# Start of Data segment

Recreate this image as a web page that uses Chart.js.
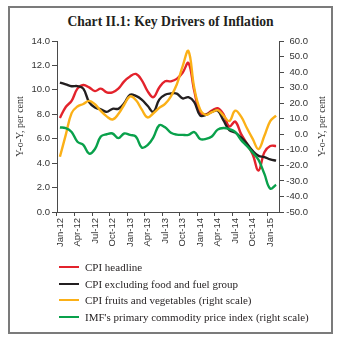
<!DOCTYPE html>
<html>
<head>
<meta charset="utf-8">
<script src="https://cdn.jsdelivr.net/npm/chart.js@4.4.1/dist/chart.umd.min.js"></script>
<style>
  html, body { margin: 0; padding: 0; background: #fff; }
  body { width: 343px; height: 341px; position: relative; overflow: hidden; }
  #frame { position: absolute; left: 8px; top: 6px; width: 321px; height: 324px; border: 2px solid #7b7b7b; }
  #title { position: absolute; left: 8px; width: 325px; top: 14px; text-align: center;
           font: bold 13.6px "Liberation Serif", serif; color: #231f20; line-height: 15px; }
  #chart { position: absolute; left: 0; top: 0; }
  #legend { position: absolute; left: 59px; top: 259px; font: 11px "Liberation Serif", serif; color: #231f20; }
  .row { height: 16.5px; display: flex; align-items: center; white-space: nowrap; }
  .swatch { width: 20px; height: 2px; margin-right: 6px; }
</style>
</head>
<body>
<div id="frame"></div>
<div id="title">Chart II.1: Key Drivers of Inflation</div>
<canvas id="chart" width="343" height="341"></canvas>
<div id="legend"></div>
<script>
const months = [
  'Jan-12', 'Feb-12', 'Mar-12', 'Apr-12', 'May-12', 'Jun-12', 'Jul-12', 'Aug-12', 'Sep-12', 'Oct-12', 'Nov-12', 'Dec-12',
  'Jan-13', 'Feb-13', 'Mar-13', 'Apr-13', 'May-13', 'Jun-13', 'Jul-13', 'Aug-13', 'Sep-13', 'Oct-13', 'Nov-13', 'Dec-13',
  'Jan-14', 'Feb-14', 'Mar-14', 'Apr-14', 'May-14', 'Jun-14', 'Jul-14', 'Aug-14', 'Sep-14', 'Oct-14', 'Nov-14', 'Dec-14',
  'Jan-15', 'Feb-15'
];

// left scale, per cent
const cpiHeadline = [
  7.7, 8.6, 9.1, 10.1, 10.4, 10.2, 9.9, 10.1, 9.8, 9.8, 10.1, 10.7,
  11.1, 11.3, 10.8, 9.9, 9.4, 10.2, 10.7, 10.7, 10.9, 11.4, 12.2, 9.9,
  8.2, 8.0, 8.3, 8.5, 8.0, 7.0, 7.4, 6.4, 5.6, 4.7, 3.4, 4.9,
  5.4, 5.4
];
const cpiCore = [
  10.6, 10.45, 10.3, 10.3, 10.1, 9.0, 8.55, 8.4, 8.2, 8.45, 8.45, 8.9,
  9.6, 9.5, 9.2, 8.7, 8.2, 9.2, 9.6, 9.7, 9.7, 9.3, 9.4, 9.0,
  7.9, 7.95, 8.2, 8.3, 7.5, 6.7, 6.5, 6.1, 5.6, 5.0, 4.6, 4.5,
  4.3, 4.2
];

// right scale, per cent
const fruitsVeg = [
  -14.5, -0.4, 13.6, 17.9, 19.5, 21.5, 19.3, 15.0, 11.5, 9.5, 13.0, 19.0,
  24.4, 22.0, 16.0, 10.8, 13.5, 17.0, 19.5, 24.4, 32.0, 43.7, 53.5, 29.7,
  16.0, 12.5, 14.2, 15.5, 12.0, 8.5, 15.2, 11.5, 4.0, -3.0, -9.5, -1.0,
  8.5, 12.0
];
const imfCommodity = [
  4.4, 4.0, 1.5, -4.8, -6.8, -12.5, -9.5, -1.5, 0.0, 0.5, -2.5, 0.5,
  -0.4, -1.5, -8.5, -7.0, -2.0, 5.8, 4.5, 1.0, -0.2, -0.4, -0.4, 1.4,
  -3.0, -3.0, -1.4, 3.0, 4.0, 3.3, 1.5, -3.6, -7.5, -11.8, -16.5, -25.5,
  -35.0, -32.5
];

const seriesNames = [
  'CPI headline',
  'CPI excluding food and fuel group',
  'CPI fruits and vegetables (right scale)',
  "IMF's primary commodity price index (right scale)"
];
const axisTitle = 'Y-o-Y, per cent';

const axisColor = '#4a4a4a';
const tickColor = '#333';
const tickFont = { family: '"Liberation Sans", Arial, sans-serif', size: 9.5 };

function line(label, data, color, axis, order) {
  return {
    label, data, yAxisID: axis, order,
    borderColor: color, backgroundColor: color,
    borderWidth: 2.4, pointRadius: 0, tension: 0.4, fill: false
  };
}

// rotated captions on both value axes, reading bottom to top
const axisCaptions = {
  id: 'axisCaptions',
  afterDraw(chart) {
    const { ctx, chartArea } = chart;
    const mid = (chartArea.top + chartArea.bottom) / 2;
    ctx.save();
    ctx.font = '10px "Liberation Serif", serif';
    ctx.fillStyle = tickColor;
    ctx.textAlign = 'center';
    ctx.textBaseline = 'middle';
    [20.5, 322].forEach(x => {
      ctx.save();
      ctx.translate(x, mid);
      ctx.rotate(-Math.PI / 2);
      ctx.fillText(axisTitle, 0, 0);
      ctx.restore();
    });
    ctx.restore();
  }
};

const chart = new Chart(document.getElementById('chart'), {
  type: 'line',
  data: {
    labels: months,
    datasets: [
      line(seriesNames[0], cpiHeadline, '#e3232c', 'y', 3),
      line(seriesNames[1], cpiCore, '#231f20', 'y', 2),
      line(seriesNames[2], fruitsVeg, '#fbb017', 'y1', 1),
      line(seriesNames[3], imfCommodity, '#09a14b', 'y1', 0)
    ]
  },
  options: {
    responsive: false,
    animation: false,
    devicePixelRatio: 1,
    // right padding leaves room for the right-aligned labels of y1
    layout: { padding: { top: 41, bottom: 83, left: 0, right: 35 } },
    plugins: { legend: { display: false }, tooltip: { enabled: false } },
    scales: {
      x: {
        offset: true,
        grid: {
          offset: true, drawOnChartArea: false, tickLength: 4,
          color: c => c.index % 3 === 0 ? axisColor : 'rgba(0,0,0,0)'
        },
        border: { color: axisColor, width: 1 },
        ticks: {
          autoSkip: false, minRotation: 90, maxRotation: 90, padding: 2,
          font: tickFont, color: tickColor,
          callback: function (v, i) { return i % 3 === 0 ? this.getLabelForValue(v) : ''; }
        },
        afterFit: s => { s.height = 46; }
      },
      y: {
        position: 'left', min: 0, max: 14,
        grid: { drawOnChartArea: false, tickLength: 5, color: axisColor },
        border: { color: axisColor, width: 1 },
        ticks: { stepSize: 2, padding: 2, font: tickFont, color: tickColor, callback: v => v.toFixed(1) },
        afterFit: s => { s.width = 57; }
      },
      y1: {
        position: 'right', min: -50, max: 60,
        grid: { drawOnChartArea: false, tickLength: 5, color: axisColor },
        border: { color: axisColor, width: 1 },
        ticks: { stepSize: 10, padding: 1, crossAlign: 'far', font: tickFont, color: tickColor, callback: v => v.toFixed(1) },
        afterFit: s => { s.width = 29; }
      }
    }
  },
  plugins: [axisCaptions]
});

// one legend entry per row, taken from the datasets
const legend = document.getElementById('legend');
chart.data.datasets.forEach(ds => {
  const row = document.createElement('div');
  row.className = 'row';
  const sw = document.createElement('span');
  sw.className = 'swatch';
  sw.style.background = ds.borderColor;
  const txt = document.createElement('span');
  txt.textContent = ds.label;
  row.appendChild(sw);
  row.appendChild(txt);
  legend.appendChild(row);
});
</script>
</body>
</html>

# End of Data segment

» **Work to do**
Return each line that includes "this".

» **The answer**
Recreate this image as a web page that uses Chart.js.
          callback: function (v, i) { return i % 3 === 0 ? this.getLabelForValue(v) : ''; }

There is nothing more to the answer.